Nasz rodak, który w UK prowadzi firmę zapewniającą opiekę nad psami powiedział – „Chcemy się tam dostać [na Ukrainę – przyp.red.]. tak szybko, jak to tyko możliwe”. Zapytany przez dziennikarkę Sky News o to, dlaczego chce dołączyć do legionu odpowiedział, że po prostu „chce zmienić coś na lepsze”. Dodał również, że obawia się tego wyjazdu – „Oczywiście, że się boję […] Byłbym głupcem, gdybym się nie bał”. Warto dodać, że Tom Korzeniowski, tak jak wielu innych ochotników Legionu Cudzoziemców, nie ma żadnego doświadczenia wojskowego.

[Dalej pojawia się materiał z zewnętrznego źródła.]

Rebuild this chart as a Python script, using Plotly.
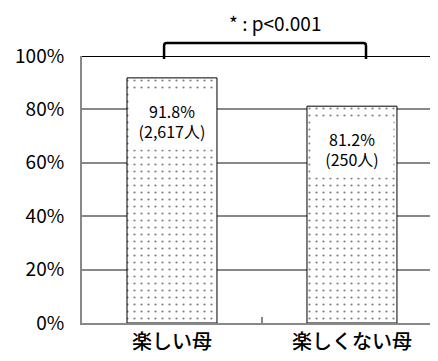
import plotly.graph_objects as go

categories = ["楽しい母", "楽しくない母"]
values = [91.8, 81.2]
counts = ["2,617人", "250人"]
y_ticks = [0, 20, 40, 60, 80, 100]
y_tick_labels = ["0%", "20%", "40%", "60%", "80%", "100%"]
sig_text = "* : p<0.001"

font_jp = "Noto Sans CJK JP"

fig = go.Figure(go.Bar(
    x=categories,
    y=values,
    width=0.5,
    marker=dict(
        color="white",
        line=dict(color="black", width=1),
        pattern=dict(shape=".", fgcolor="black", bgcolor="white", size=7, solidity=0.08),
    ),
    hoverinfo="skip",
))

# value labels on a white box inside each bar
for cat, v, c in zip(categories, values, counts):
    fig.add_annotation(
        x=cat, y=v - 16, xref="x", yref="y",
        text=f"{v}%<br>({c})",
        showarrow=False, bgcolor="white", width=80, height=54,
        font=dict(family=font_jp, size=16, color="black"),
    )

# significance bracket
fig.add_shape(type="path", xref="x", yref="paper",
              path="M -0.044,0.989 L -0.044,1.038 Q -0.044,1.049 -0.03,1.049 "
                   "L 1.064,1.049 Q 1.078,1.049 1.078,1.038 L 1.078,0.989",
              line=dict(color="black", width=2.5))
fig.add_annotation(x=0.572, y=1.125, xref="x", yref="paper", yanchor="middle",
                   text=sig_text, showarrow=False,
                   font=dict(family=font_jp, size=19, color="black"))

# black line at 100%
fig.add_shape(type="line", xref="paper", yref="y", x0=0, x1=1, y0=100, y1=100,
              line=dict(color="black", width=2))

# page body adds an 8px offset, so the figure is sized to fit the window
fig.update_layout(
    width=430, height=353,
    margin=dict(l=74, r=0, t=48, b=38),
    plot_bgcolor="white", paper_bgcolor="white",
    showlegend=False,
    xaxis=dict(
        type="category", range=[-0.5, 1.478], automargin=False,
        tickson="boundaries", ticks="inside", ticklen=6, tickcolor="#888888", tickwidth=1.5,
        showline=True, linecolor="#888888", linewidth=2,
        showgrid=False, zeroline=False,
        tickfont=dict(family=font_jp, size=20, color="black", weight=500),
    ),
    yaxis=dict(
        range=[0, 100], automargin=False,
        tickmode="array", tickvals=y_ticks, ticktext=y_tick_labels,
        showline=True, linecolor="#888888", linewidth=2,
        showgrid=True, gridcolor="#888888", gridwidth=1.5,
        zeroline=False, ticks="", ticklabelstandoff=12,
        tickfont=dict(family=font_jp, size=19, color="black"),
    ),
)

fig.write_html("out.html")
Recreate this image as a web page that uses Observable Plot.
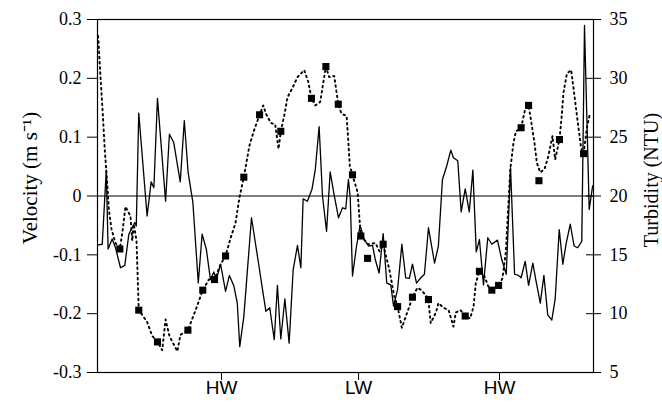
<!DOCTYPE html>
<html>
<head>
<meta charset="utf-8">
<script src="https://cdn.jsdelivr.net/npm/d3@7"></script>
<script src="https://cdn.jsdelivr.net/npm/@observablehq/plot@0.6"></script>
<style>
  html, body { margin: 0; padding: 0; background: #fff; }
  #chart svg { display: block; }
</style>
</head>
<body>
<div id="chart"></div>
<script>
// ---- Data (time in hours from start of record) ----
const velTime = [0.03,0.21,0.39,0.47,0.65,0.80,1.02,1.21,1.39,1.65,1.72,1.83,2.20,2.38,2.50,2.66,3.02,3.19,3.38,3.67,3.85,4.02,4.23,4.47,4.64,4.83,5.01,5.16,5.27,5.46,5.68,5.85,6.05,6.20,6.31,6.49,6.83,7.15,7.32,7.47,7.64,7.84,7.98,8.13,8.31,8.50,8.68,8.87,9.02,9.12,9.31,9.51,9.66,9.83,9.98,10.16,10.32,10.50,10.69,10.87,11.01,11.13,11.21,11.31,11.49,11.65,11.83,12.02,12.20,12.32,12.49,12.67,12.83,13.01,13.13,13.31,13.50,13.67,13.83,13.97,14.15,14.34,14.50,14.68,14.95,15.12,15.30,15.49,15.67,15.79,15.98,16.13,16.31,16.49,16.65,16.80,16.94,17.12,17.31,17.49,17.74,17.93,18.13,18.32,18.50,18.67,18.79,18.97,19.12,19.31,19.44,19.64,19.80,19.97,20.15,20.30,20.48,20.64,20.79,20.97,21.14,21.30,21.48,21.53,21.60,21.81,21.96];
const velocity = [-0.083,-0.082,0.044,-0.090,-0.073,-0.088,-0.122,-0.118,-0.065,-0.045,-0.051,0.141,-0.034,0.024,0.014,0.166,-0.009,0.105,0.091,0.024,0.128,0.040,-0.011,-0.148,-0.065,-0.091,-0.142,-0.129,-0.142,-0.116,-0.162,-0.135,-0.153,-0.182,-0.256,-0.205,-0.037,-0.116,-0.159,-0.196,-0.190,-0.244,-0.152,-0.243,-0.175,-0.250,-0.125,-0.084,-0.122,-0.005,-0.009,0.011,0.045,0.118,0.000,-0.060,0.041,0.001,-0.037,-0.020,-0.022,0.028,-0.003,-0.136,-0.085,-0.050,-0.074,-0.085,-0.084,-0.108,-0.131,-0.064,-0.148,-0.151,-0.187,-0.159,-0.082,-0.139,-0.140,-0.116,-0.148,-0.139,-0.133,-0.054,-0.114,-0.085,0.028,0.051,0.078,0.065,0.060,-0.027,0.012,-0.027,0.044,-0.095,-0.074,-0.151,-0.071,-0.082,-0.075,-0.108,-0.133,0.048,-0.133,-0.135,-0.139,-0.111,-0.152,-0.114,-0.142,-0.182,-0.135,-0.202,-0.211,-0.175,-0.057,-0.116,-0.080,-0.048,-0.085,-0.088,-0.077,0.071,0.290,-0.023,0.017];

const turbTime = [0.03,0.13,0.24,0.32,0.43,0.50,0.62,0.80,0.99,1.11,1.24,1.46,1.54,1.61,1.73,1.83,2.20,2.43,2.66,2.87,3.02,3.19,3.54,3.68,4.01,4.35,4.67,4.94,5.19,5.46,5.68,5.90,6.12,6.30,6.49,6.74,6.93,7.19,7.35,7.47,7.69,7.88,8.03,8.13,8.28,8.43,8.65,8.87,9.17,9.35,9.49,9.66,9.88,10.02,10.13,10.28,10.50,10.68,10.82,11.05,11.13,11.19,11.31,11.54,11.61,11.68,12.01,12.33,12.51,12.67,12.94,13.16,13.31,13.50,13.68,13.83,13.97,14.19,14.37,14.67,14.78,15.01,15.12,15.35,15.57,15.79,15.89,16.10,16.31,16.53,16.68,16.78,16.94,17.12,17.34,17.49,17.79,17.96,18.11,18.31,18.45,18.56,18.79,18.97,19.12,19.24,19.39,19.49,19.64,19.83,20.00,20.18,20.30,20.49,20.59,20.67,20.82,21.01,21.19,21.34,21.45,21.56,21.70,21.85];
const turbidity = [33.6,30.2,26.8,24.0,21.1,18.9,17.2,16.0,15.5,17.0,19.1,18.3,16.2,17.6,16.2,10.3,9.3,8.1,7.6,6.9,9.5,8.1,6.8,8.2,8.6,10.3,12.0,12.9,12.9,14.2,14.9,16.4,17.7,19.9,21.6,24.3,25.5,26.9,27.7,27.0,26.2,26.1,24.0,25.5,26.8,28.4,29.2,30.1,30.7,29.7,28.3,27.7,28.0,29.7,31.0,30.1,30.2,27.8,27.0,26.8,24.5,22.6,21.8,20.3,18.3,16.6,15.9,16.0,15.3,15.9,13.8,11.5,10.6,8.8,9.8,10.6,11.4,12.2,12.0,11.3,9.2,10.1,10.9,10.5,10.3,8.9,10.1,10.3,9.8,9.6,10.6,12.6,13.6,13.4,12.3,12.0,12.4,13.0,15.2,22.3,24.5,25.5,25.8,27.4,27.7,26.3,24.4,22.8,22.0,22.3,23.4,25.1,23.1,24.8,26.8,28.8,30.4,30.7,28.0,25.7,24.1,23.6,25.7,27.1];

const sampleTime = [0.99,1.83,2.66,4.01,4.67,5.19,5.68,6.49,7.19,8.13,9.49,10.13,10.68,11.31,11.68,11.98,12.67,13.31,13.97,14.68,16.31,16.94,17.49,17.79,18.79,19.12,19.58,20.49,21.56];
const sampleTurbidity = [15.5,10.3,7.6,8.6,12.0,12.9,14.9,21.6,26.9,25.5,28.3,31.0,27.8,21.8,16.6,14.7,15.9,10.6,11.4,11.2,9.8,13.6,12.0,12.4,25.8,27.7,21.3,24.8,23.6];

const tideTickTimes = [5.50, 11.58, 17.83];
const tideTickLabels = ["HW", "LW", "HW"];
const velocityTicks = [-0.3, -0.2, -0.1, 0, 0.1, 0.2, 0.3];
const turbidityTicks = [5, 10, 15, 20, 25, 30, 35];

// ---- Build tables ----
const velData = velTime.map((t, i) => ({t, v: velocity[i]}));
const turbData = turbTime.map((t, i) => ({t, T: turbidity[i]}));
const sampData = sampleTime.map((t, i) => ({t, T: sampleTurbidity[i]}));

// turbidity (NTU) mapped onto the velocity axis: 5..35 NTU <-> -0.3..0.3 m/s
const turbToVel = T => (T - 20) / 50;
const velToTurb = v => Math.round(v * 50 + 20);

const serif = "Liberation Serif, Times New Roman, serif";
const sans = "Liberation Sans, Arial, sans-serif";

const chart = Plot.plot({
  width: 662,
  height: 414,
  marginLeft: 97,
  marginRight: 69,
  marginTop: 19,
  marginBottom: 42,
  style: {fontFamily: serif, background: "#fff", color: "#000"},
  x: {domain: [0, 22]},
  y: {domain: [-0.3, 0.3]},
  marks: [
    Plot.ruleY([0], {stroke: "#000", strokeWidth: 1}),
    Plot.line(turbData, {x: "t", y: d => turbToVel(d.T), stroke: "#000", strokeWidth: 1.9, strokeDasharray: "1.6,3.6"}),
    Plot.line(velData, {x: "t", y: "v", stroke: "#000", strokeWidth: 1.3}),
    Plot.dot(sampData, {x: "t", y: d => turbToVel(d.T), symbol: "square", r: 4, fill: "#000", stroke: "none"}),
    Plot.frame({stroke: "#000", strokeWidth: 1.2}),
    Plot.axisY(velocityTicks, {anchor: "left", tickSize: 10, tickPadding: 6, fontSize: 18, fontFamily: serif,
      tickFormat: d => d === 0 ? "0" : d.toFixed(1), label: null}),
    Plot.axisY(turbidityTicks.map(turbToVel), {anchor: "right", tickSize: 15, dx: -8, tickFormat: () => "", label: null}),
    Plot.axisY(turbidityTicks.map(turbToVel), {anchor: "right", tickSize: 0, tickPadding: 16, fontSize: 18, fontFamily: serif,
      tickFormat: velToTurb, label: null}),
    Plot.axisX(tideTickTimes, {anchor: "bottom", tickSize: 8, tickPadding: 0, fontSize: 19, fontFamily: sans,
      tickFormat: d => tideTickLabels[tideTickTimes.indexOf(d)], label: null}),
    Plot.text([0], {frameAnchor: "left", textAnchor: "middle", dx: -67, dy: -18, rotate: -90, text: () => "Velocity (m s\u207B\u00B9)", fontSize: 21, fontFamily: serif, fill: "#000"}),
    Plot.text([0], {frameAnchor: "right", textAnchor: "middle", dx: 58, dy: -16, rotate: -90, text: () => "Turbidity (NTU)", fontSize: 20, fontFamily: serif, fill: "#000"})
  ]
});
document.getElementById("chart").appendChild(chart);
</script>
</body>
</html>
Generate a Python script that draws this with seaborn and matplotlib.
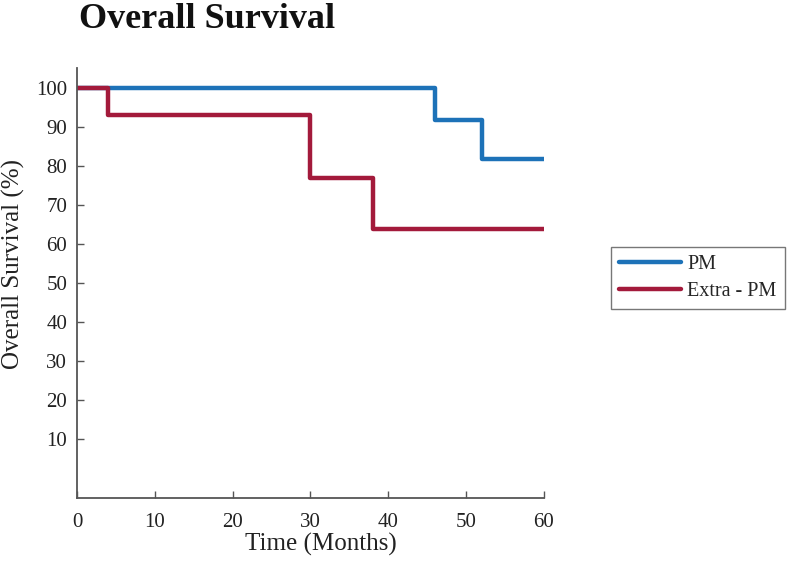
import matplotlib
matplotlib.use("Agg")
import matplotlib.pyplot as plt
from matplotlib.lines import Line2D
import seaborn as sns
import pandas as pd

# Data
pm_time = [0, 46, 52, 60]
pm_surv = [100, 91.7, 81.7, 81.7]
extra_time = [0, 4, 30, 38, 60]
extra_surv = [100, 92.9, 76.8, 63.8, 63.8]
groups = ["PM", "Extra - PM"]
x_ticks = [0, 10, 20, 30, 40, 50, 60]
y_ticks = [10, 20, 30, 40, 50, 60, 70, 80, 90, 100]
palette = {"PM": "#1d72b8", "Extra - PM": "#a31a3b"}

df = pd.concat([
    pd.DataFrame({"time": pm_time, "surv": pm_surv, "group": groups[0]}),
    pd.DataFrame({"time": extra_time, "surv": extra_surv, "group": groups[1]}),
], ignore_index=True)

sns.set_style("white")
plt.rcParams["font.family"] = ["Liberation Serif", "DejaVu Serif"]

fig = plt.figure(figsize=(7.87, 5.67), dpi=100)
ax = fig.add_axes([0.0978, 0.1217, 0.5934, 0.758])

sns.lineplot(data=df, x="time", y="surv", hue="group", hue_order=groups,
             palette=palette, drawstyle="steps-post", linewidth=3.2,
             estimator=None, sort=False, ax=ax, legend=False)

ax.set_xlim(0, 60)
ax.set_ylim(-5, 105)
ax.set_xticks(x_ticks)
ax.set_yticks(y_ticks)
ax.tick_params(direction="in", length=5, width=1.0, color="#555555",
               labelsize=15, labelcolor="#222222", bottom=True, left=True)
ax.tick_params(axis="x", pad=11)
ax.tick_params(axis="y", pad=7)
for s in ["top", "right"]:
    ax.spines[s].set_visible(False)
for s in ["left", "bottom"]:
    ax.spines[s].set_color("#555555")
    ax.spines[s].set_linewidth(1.3)

ax.set_xlabel("Time (Months)", fontsize=18, color="#222222")
ax.set_ylabel("Overall Survival (%)", fontsize=18, color="#222222")
ax.xaxis.set_label_coords(0.522, -0.082)
ax.yaxis.set_label_coords(-0.111, 0.544)

fig.text(0.101, 0.950, "Overall Survival", fontsize=26, fontweight="bold",
         color="#111111", ha="left", va="baseline")

handles = [Line2D([0], [0], color=palette[g], lw=3.2) for g in groups]
leg = fig.legend(handles, groups, loc="upper left", bbox_to_anchor=(0.776, 0.565),
                 frameon=True, fancybox=False, fontsize=14.5, handlelength=3.1,
                 handletextpad=0.3, borderpad=0.4, labelspacing=0.42,
                 borderaxespad=0)
leg.get_frame().set_edgecolor("#555555")
leg.get_frame().set_linewidth(1.0)

fig.savefig("out.png", dpi=100)
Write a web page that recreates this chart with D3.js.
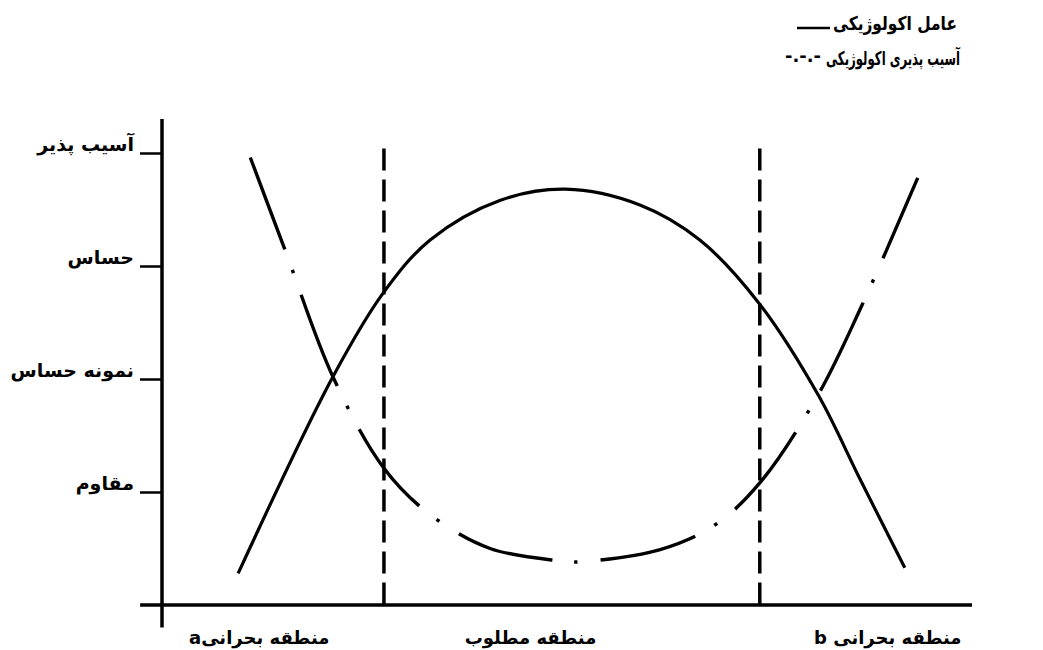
<!DOCTYPE html>
<html>
<head>
<meta charset="utf-8">
<script src="https://cdn.jsdelivr.net/npm/d3@7"></script>
<style>
  body { margin: 0; background: #fff; }
  text { font-family: "DejaVu Sans", sans-serif; font-weight: bold; fill: #000; }
</style>
</head>
<body>
<svg id="chart" width="1043" height="650"></svg>
<script>
// y levels (bottom to top)
const levelLabels = ['مقاوم', 'نمونه حساس', 'حساس', 'آسیب پذیر'];
const levelValues = [1, 2, 3, 4];

// ecological factor (solid bell curve)
const factorX = [9.4, 21.1, 27.3, 33.1, 41.7, 49.8, 59.0, 66.4, 73.6, 81.0, 86.2, 91.7];
const factorY = [0.28, 2.02, 2.76, 3.23, 3.58, 3.68, 3.54, 3.23, 2.68, 1.86, 1.11, 0.33];

// ecological vulnerability (dash-dot U curve)
const vulnX = [10.9, 15.2, 21.1, 27.4, 33.1, 40.5, 49.1, 51.0, 61.5, 68.3, 73.8, 81.0, 86.4, 93.3];
const vulnY = [3.96, 3.14, 2.02, 1.21, 0.80, 0.50, 0.39, 0.38, 0.49, 0.71, 1.08, 1.86, 2.65, 3.78];

// zone boundaries and zone names
const boundaries = [27.4, 73.8];
const zoneLabels = ['منطقه بحرانیa', 'منطقه مطلوب', 'منطقه بحرانی b'];
const zoneLabelAt = [12, 45.5, 89.6];

const legendLabels = ['عامل اکولوژیکی', 'آسیب پذیری اکولوژیکی'];

const svg = d3.select('#chart');

const x = d3.scaleLinear().domain([0, 100]).range([162, 972]);
const y = d3.scaleLinear().domain([0, 4]).range([605, 153]);

// axes lines
svg.append('line')
  .attr('x1', x(0)).attr('x2', x(0))
  .attr('y1', y(4.3)).attr('y2', y(-0.2))
  .attr('stroke', '#000').attr('stroke-width', 3.5);

svg.append('line')
  .attr('x1', x(-2.7)).attr('x2', x(100))
  .attr('y1', y(0)).attr('y2', y(0))
  .attr('stroke', '#000').attr('stroke-width', 3.5);

// y ticks + labels
const yAxis = svg.append('g')
  .attr('transform', `translate(${x(0)},0)`)
  .call(
    d3.axisLeft(y)
      .tickValues(levelValues)
      .tickFormat(d => levelLabels[d - 1])
      .tickSizeInner(22)
      .tickSizeOuter(0)
      .tickPadding(6)
  );
yAxis.select('.domain').remove();
yAxis.selectAll('.tick line').attr('stroke', '#000').attr('stroke-width', 2.5);
yAxis.selectAll('.tick text')
  .attr('font-size', 19)
  .attr('font-family', '"DejaVu Sans", sans-serif')
  .attr('font-weight', 'bold')
  .attr('dy', '-0.15em');

// zone boundaries
svg.selectAll('.boundary')
  .data(boundaries)
  .enter()
  .append('line')
  .attr('class', 'boundary')
  .attr('x1', d => x(d)).attr('x2', d => x(d))
  .attr('y1', y(4.04)).attr('y2', y(0))
  .attr('stroke', '#000')
  .attr('stroke-width', 3.5)
  .attr('stroke-dasharray', '22 9');

const line = d3.line()
  .x(d => x(d[0]))
  .y(d => y(d[1]))
  .curve(d3.curveCatmullRom.alpha(0.5));

svg.append('path')
  .datum(d3.zip(factorX, factorY))
  .attr('d', line)
  .attr('fill', 'none')
  .attr('stroke', '#000')
  .attr('stroke-width', 3.2);

svg.append('path')
  .datum(d3.zip(vulnX, vulnY))
  .attr('d', line)
  .attr('fill', 'none')
  .attr('stroke', '#000')
  .attr('stroke-width', 3.4)
  .attr('stroke-dasharray', '98 22 3.5 23');

// zone labels
svg.selectAll('.zone')
  .data(zoneLabels)
  .enter()
  .append('text')
  .attr('class', 'zone')
  .attr('direction', 'rtl')
  .attr('x', (d, i) => x(zoneLabelAt[i]))
  .attr('y', 644)
  .attr('text-anchor', 'middle')
  .attr('font-size', 18)
  .text(d => d);

// legend
const legend = svg.append('g').attr('class', 'legend');

const w1 = 124;
legend.append('text')
  .attr('direction', 'rtl')
  .attr('x', 957).attr('y', 30)
  .attr('text-anchor', 'start')
  .attr('font-size', 19)
  .attr('textLength', w1)
  .attr('lengthAdjust', 'spacingAndGlyphs')
  .text(legendLabels[0]);

legend.append('line')
  .attr('x1', 957 - w1 - 36).attr('x2', 957 - w1 - 3)
  .attr('y1', 28).attr('y2', 28)
  .attr('stroke', '#000').attr('stroke-width', 2.5);

const w2 = 134;
legend.append('text')
  .attr('direction', 'rtl')
  .attr('x', 960).attr('y', 65)
  .attr('text-anchor', 'start')
  .attr('font-size', 19)
  .attr('textLength', w2)
  .attr('lengthAdjust', 'spacingAndGlyphs')
  .text(legendLabels[1]);

legend.append('text')
  .attr('x', 960 - w2 - 5).attr('y', 62)
  .attr('text-anchor', 'end')
  .attr('font-size', 18)
  .text('-.-.-');
</script>
</body>
</html>
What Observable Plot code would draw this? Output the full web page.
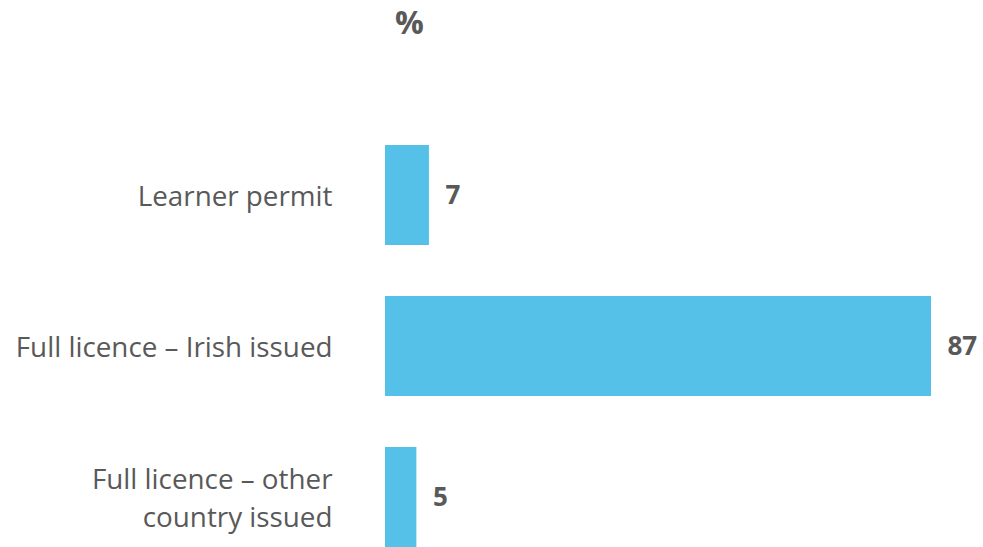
<!DOCTYPE html>
<html><head><meta charset="utf-8">
<script src="https://cdn.jsdelivr.net/npm/d3@7"></script>
<script src="https://cdn.jsdelivr.net/npm/@observablehq/plot@0.6"></script>
<style>
html,body{margin:0;padding:0;background:#fff;}
#wrap{position:relative;width:983px;height:547px;overflow:hidden;}
#title{position:absolute;left:0;top:0;width:983px;height:60px;font-family:"Open Sans",Lato,sans-serif;font-weight:bold;font-size:32px;color:#595959;}
#title span{position:absolute;left:395px;top:0px;}
#chart{position:absolute;left:0;top:60px;}
</style></head>
<body>
<div id="wrap"><div id="title"><span>%</span></div><div id="chart"></div></div>
<script>
const categories = ["Learner permit", "Full licence – Irish issued", "Full licence – other\ncountry issued"];
const values = [7, 87, 5];
const data = categories.map((c, i) => ({category: c, value: values[i]}));
const font = "'Open Sans', Lato, sans-serif";
const chart = Plot.plot({
  width: 983,
  height: 487,
  marginLeft: 385,
  marginRight: 52,
  marginTop: 85,
  marginBottom: 0,
  style: {fontFamily: font, color: "#595959", background: "#fff"},
  x: {domain: [0, 87], axis: null},
  y: {domain: categories, axis: null, paddingInner: 0.34, paddingOuter: 0},
  marks: [
    Plot.barX(data, {y: "category", x: "value", fill: "#55C0E8"}),
    Plot.text(data, {y: "category", x: 0, text: "category", textAnchor: "end", dx: -53, dy: -2, fontSize: 27.8, lineHeight: 1.4, fill: "#595959"}),
    Plot.text(data, {y: "category", x: "value", text: d => String(d.value), textAnchor: "start", dx: 16, fontSize: 26, fontWeight: "bold", fill: "#595959"})
  ]
});
document.getElementById("chart").appendChild(chart);
</script>
</body></html>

Brytyjczycy gotowi do walki
Zebrani pod ambasadą ukraińską Brytyjczycy są nastawieni na pomoc atakowanemu kraju. “Jestem Brytyjczykiem. Jesteśmy młodymi, silnymi mężczyznami, więc czemu nie?”. “Nie mam doświadczenia wojskowego”. “Przyszliśmy wstąpić do armii ukraińskiej, czy jak tam się ona nazywa”. Inny mężczyzna poruszył temat ofiar, jakie ponoszą obywatele Ukrainy, mówiąc, że jest gotów umrzeć, aby im pomóc. “Przyszedłem, żeby coś zmienić, widzę w wiadomościach niewinnych ludzi, którzy tracą życie. Jestem gotów stracić swoje”.
Ukraina tworzy Międzynarodowy Legion Obrony Terytorialnej
W niedzielę 27 lutego ukraiński prezydent Wołodymyr Zełenski poinformował o tworzeniu Międzynarodowego Legionu na Ukrainie dla ochotników z zagranicy. Legion ma działać w ramach sił obrony terytorialnej. Prezydent powiedział, że są do niego zaproszeni ci, którzy chcą „przyłączyć się do oporu wobec rosyjskiego okupanta i obrony bezpieczeństwa światowego”.
„Chętni mogą zgłaszać się do attaché ds. wojskowych ambasad Ukrainy w swoichkrajach. – Będzie to kluczowy dowód waszego wsparcia dla naszego kraju” – powiedział Zełenski.
W ciągu zaledwie kilku dni od ogłoszenia, do ambasad Ukrainy w różnych krajach zgłosiło się już tysiące kandydatów. Wśród nich znaleźli się m.in. Gruzini, Niemcy, Japończycy, Anglicy oraz Polacy.